Most of this surface water is about evenly divided between freshwater lakes and saline (salty) lakes. An extremely small proportion makes up the streams and rivers that flow toward the sea or inland lakes. Only a very small quantity of water is held as vapor and cloud water droplets in the atmosphere—just 0.001 percent of the hydrosphere. However, this small reservoir of water is enormously important. Through precipitation, it supplies water and ice to replenish all freshwater stocks on land. In addition, this water, and its conversion from one form to another in the atmosphere, is an essential part of weather events across the globe. Finally, the flow of water vapor from warm tropical oceans to cooler regions provides a global flow of heat from low to high latitudes.

THE HYDROLOGIC CYCLE

The hydrologic cycle, or water cycle, moves water from land and ocean to the atmosphere. Water from the oceans and from land surfaces evaporates, changing state from liquid to vapor and entering the atmosphere. Total evaporation is about six times greater over oceans than land because oceans cover most of the planet and because land surfaces are not always wet enough to yield much water. Water vapor in the atmosphere can condense or deposit to form clouds and precipitation, which falls to Earth as rain, snow, or hail. There is nearly four times as much precipitation over oceans than precipitation over land.

When it hits land, precipitation has three fates. First, it can evaporate and return to the atmosphere as water vapor. Second, it can sink into the soil and then into the surface rock layers below. As we will see in later chapters, this subsurface water emerges from below to feed rivers, lakes, and even ocean margins. Third, precipitation can run off the land, concentrating in streams and rivers that eventually carry it to the ocean or to lakes. This flow is known as runoff.

Because our planet contains only a fixed amount of water, a global balance must be maintained among flows of water to and from the lands, oceans, and atmosphere.

For the ocean, evaporation leaving the ocean is approximately 420 km3/yr (101 mi3/yr), while the amount entering the ocean via precipitation is 380 km3/yr (91 mi3/yr). There is an imbalance between the amount of water lost to evaporation and the amount gained through precipitation. This imbalance is made up by the 40 km3/yr (10 mi3/yr) that flows from the land back to the ocean.

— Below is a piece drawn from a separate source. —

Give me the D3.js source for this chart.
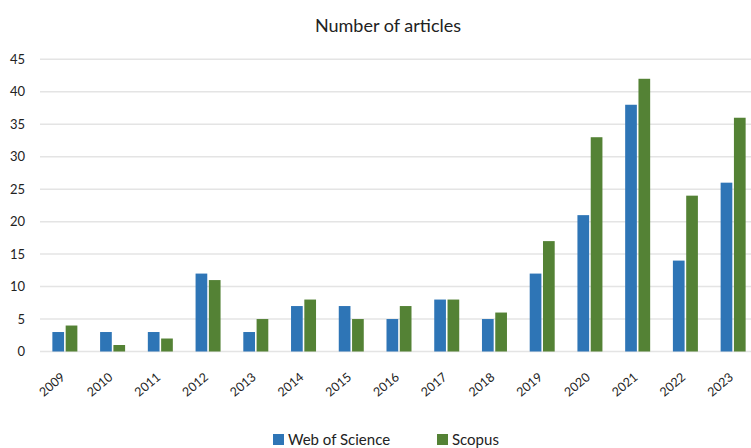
<!DOCTYPE html>
<html>
<head>
<meta charset="utf-8">
<script src="https://cdn.jsdelivr.net/npm/d3@7"></script>
<style>
  body { margin: 0; background: #fff; }
  text { font-family: "Lato", "Open Sans", sans-serif; fill: #222; }
</style>
</head>
<body>
<svg id="chart" width="751" height="448"></svg>
<script>
var years = ['2009', '2010', '2011', '2012', '2013', '2014', '2015', '2016',
             '2017', '2018', '2019', '2020', '2021', '2022', '2023'];
var wos = [3, 3, 3, 12, 3, 7, 7, 5, 8, 5, 12, 21, 38, 14, 26];
var scopus = [4, 1, 2, 11, 5, 8, 5, 7, 8, 6, 17, 33, 42, 24, 36];
var yTicks = [0, 5, 10, 15, 20, 25, 30, 35, 40, 45];
var seriesNames = ['Web of Science', 'Scopus'];
var colors = ['#2e75b6', '#548235'];

var svg = d3.select('#chart');

var x = d3.scaleBand().domain(years).range([41, 757]);
var y = d3.scaleLinear().domain([0, 45]).range([351.5, 59.3]);
var sub = d3.scaleBand().domain(seriesNames).range([-12.5, 12.5]).paddingInner(0.12);

// title
svg.append('text')
  .attr('x', 388).attr('y', 32)
  .attr('text-anchor', 'middle')
  .attr('font-size', 18)
  .text('Number of articles');

// gridlines
svg.append('g').selectAll('line')
  .data(yTicks)
  .enter().append('line')
  .attr('x1', 40).attr('x2', 751)
  .attr('y1', function(d) { return y(d); })
  .attr('y2', function(d) { return y(d); })
  .style('stroke', '#e4e4e4')
  .style('stroke-width', 1.5);

// y axis labels
var yAxis = d3.axisLeft(y).tickValues(yTicks).tickSize(0).tickPadding(0);
svg.append('g')
  .attr('transform', 'translate(25,0)')
  .call(yAxis)
  .call(function(g) { g.select('.domain').remove(); })
  .selectAll('text')
  .attr('font-size', 13)
  .style('font-family', 'Lato, sans-serif')
  .style('fill', '#222');

// bars
var rows = years.map(function(yr, i) {
  return { year: yr, vals: [{ s: seriesNames[0], v: wos[i] }, { s: seriesNames[1], v: scopus[i] }] };
});

var groups = svg.append('g').selectAll('g')
  .data(rows)
  .enter().append('g')
  .attr('transform', function(d) { return 'translate(' + (x(d.year) + x.bandwidth() / 2) + ',0)'; });

groups.selectAll('rect')
  .data(function(d) { return d.vals; })
  .enter().append('rect')
  .attr('x', function(d) { return sub(d.s); })
  .attr('width', sub.bandwidth())
  .attr('y', function(d) { return y(d.v); })
  .attr('height', function(d) { return y(0) - y(d.v); })
  .style('fill', function(d, i) { return colors[i]; });

// x axis labels
var xAxis = d3.axisBottom(x).tickSize(0).tickPadding(0);
svg.append('g')
  .attr('transform', 'translate(0,' + y(0) + ')')
  .call(xAxis)
  .call(function(g) { g.select('.domain').remove(); })
  .selectAll('text')
  .attr('font-size', 12.5)
  .style('font-family', 'Lato, sans-serif')
  .style('fill', '#222')
  .attr('text-anchor', 'end')
  .attr('dy', 0)
  .attr('transform', 'translate(1,27) rotate(-40)');

// legend
var legend = svg.append('g').selectAll('g')
  .data(seriesNames)
  .enter().append('g')
  .attr('transform', function(d, i) { return 'translate(' + [273, 437][i] + ',0)'; });

legend.append('rect')
  .attr('x', 0).attr('y', 434)
  .attr('width', 11).attr('height', 11)
  .style('fill', function(d, i) { return colors[i]; });

legend.append('text')
  .attr('x', 15).attr('y', 445)
  .attr('font-size', 15)
  .text(function(d) { return d; });
</script>
</body>
</html>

Similarly, for the land surfaces of the world, there is a balance. Of the 110 km3/yr (27 mi3/yr) of water that falls on the land surfaces, 70 km3/yr (17 mi3/yr) is reevaporated back into the atmosphere. The remaining 40 km3/yr (10 mi3/yr) stays in the form of liquid water and eventually flows back into the ocean. Of all these pathways, we will be most concerned with one aspect of the hydrologic cycle—the flow of water from the atmosphere to the surface in the form of precipitation. To understand this process, we first need to examine how water vapor in the atmosphere is converted into clouds and subsequently into precipitation.